Pressure from default, worker rage erode Tsipras’ authority

A photographer takes pictures through a glass carrying the International Monetary Fund logo during a news conference in Bucharest

Warnings that Greece may be unable to meet its obligations to the International Monetary Fund (IMF) are prompting economists to look beyond the current imbalance in negotiations to relative stability sustaining payments and not join the club of defaulters. This would include Zimbabwe, Somalia and Sudan. – Peter Wilhelm

By Rebecca Christie, Andrew Mayeda and Nikos Chrysoloras

(Bloomberg) — Greek officials told their creditors earlier this month that they might run out of money and miss a repayment to the IMF, according to three people familiar with the negotiations. The payment went through, and Greece’s warning was seen as just an element of the ongoing discussion, one of the participating officials said.

IMF spokesman William Murray said the fund had no immediate comment.

“We know that there has been lots of rhetoric on the Greek side during those negotiations,” Valdis Dombrovskis, a European Commission vice president, said in an interview in Washington on Thursday. “What really matters is what progress we’re making now in negotiations.” He cited technical aspects and “how seriously the Greeks are engaging with preparing the list of structural reforms which needs to be implemented”.

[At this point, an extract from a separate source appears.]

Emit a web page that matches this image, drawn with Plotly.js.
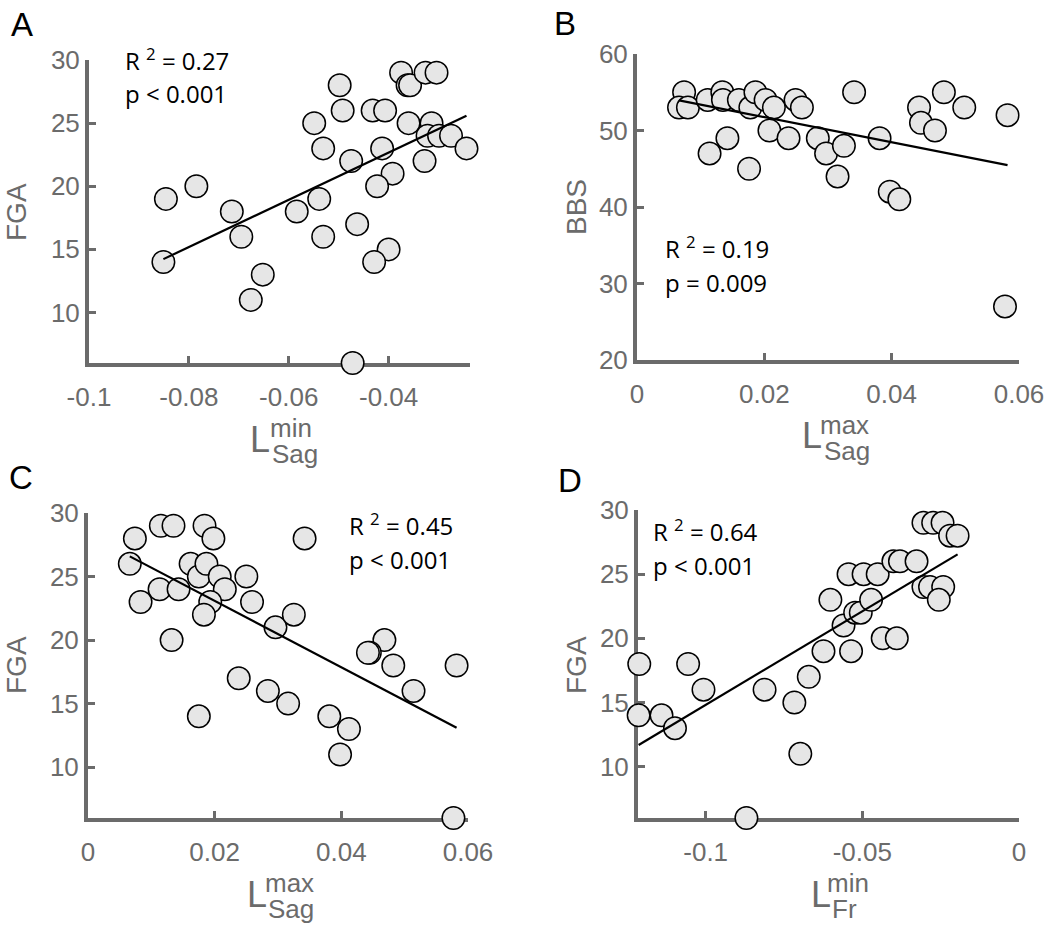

Greek bonds fell, pushing the yield on notes due in 2017 to the most since the height of the euro-area debt crisis in 2012, amid speculation Greece won’t secure the release of aid needed to meet its obligations.

Finance Minister Yanis Varoufakis inquired this month during talks with the IMF what would happen if Greece missed a payment to the lender, a person briefed on the matter said.

Varoufakis said in an e-mail to Bloomberg News that he never asked to be informed about the process of skipping a payment to the fund, saying such suggestions are outright lies. The Financial Times first reported earlier Thursday that he had approached the IMF about not making a payment.

Greece must pay the IMF roughly $1 billion next month. Missing an IMF payment would put Greece in a club that includes Zimbabwe, Somalia and Sudan, countries that hold the dubious distinction of having fallen into arrears with the fund.

At the same time, a skipped payment to an official creditor wouldn’t constitute a trigger to lower Greece’s rating to selective default under Standard & Poor’s criteria, the rating agency said Wednesday as it cut Greece’s rating to CCC+.

Talks on resolving Greece’s financial crisis must “intensify” if euro-region finance ministers are to be able to assess the country’s reform commitments when they meet at the end of next week, the European Commission said Thursday.

“At this stage, we are not satisfied with the level of progress,” Margaritis Schinas, spokesman for the European Union’s executive, told reporters in Brussels. “Everything is now on the table and what we need is to progress swiftly.”

Greece has not yet produced the “full list of reforms” demanded by EU leaders at a summit last month, Schinas said. The proposals must be assessed by the European Commission, the European Central Bank and the IMF before the country can get any additional payments from a 240 billion- euro ($258 billion) bailout.

German Finance Minister Wolfgang Schaeuble, in an interview Wednesday with Bloomberg Television in New York, ruled out further concessions to Greece, saying it’s up to Prime Minister Alexis Tsipras’ government to commit to the reforms needed to release aid rather than give false hopes to its people.

“It’s entirely down to Greece,” said Schaeuble, adding that “ministry staff were taking just about everything into consideration” when asked about a report in German weekly Die Zeit that his office was working on a plan to keep Greece in the euro area if the country defaulted.

“Despite the cacophony and erratic leaks and statements in recent days from the other side, I remain firmly optimistic that there will be an agreement by the end of the month,” Tsipras said in a statement to Reuters Thursday. “Because I know that Europe has learned to live through its disagreements, to combine its parts and move forward.”

Along with the international pressure, Tsipras is facing the first signs of domestic discontent with his government. About 4,000 miners and their families descended on Athens’ main central square Thursday over a plan to possibly revoke the license of a gold mine in the north of the country, which would halt investment in the project.

It’s the first mass street protest against the government since the Jan. 25 ballot that catapulted Tsipras to power. While opinion polls still show Tsioras enjoys a solid lead over opposition parties, and the majority of Greeks support its refusal to implement austerity measures attached to the country’s bailout, the gathering suggests blanket public support for Tsipras’s policies may be waning.

“The honeymoon is over,” said Nikos Marantzidis, a pollster and political science professor at the University of Macedonia in Thessaloniki. But the time when Greek public opinion would agree with everything that the government does has passed.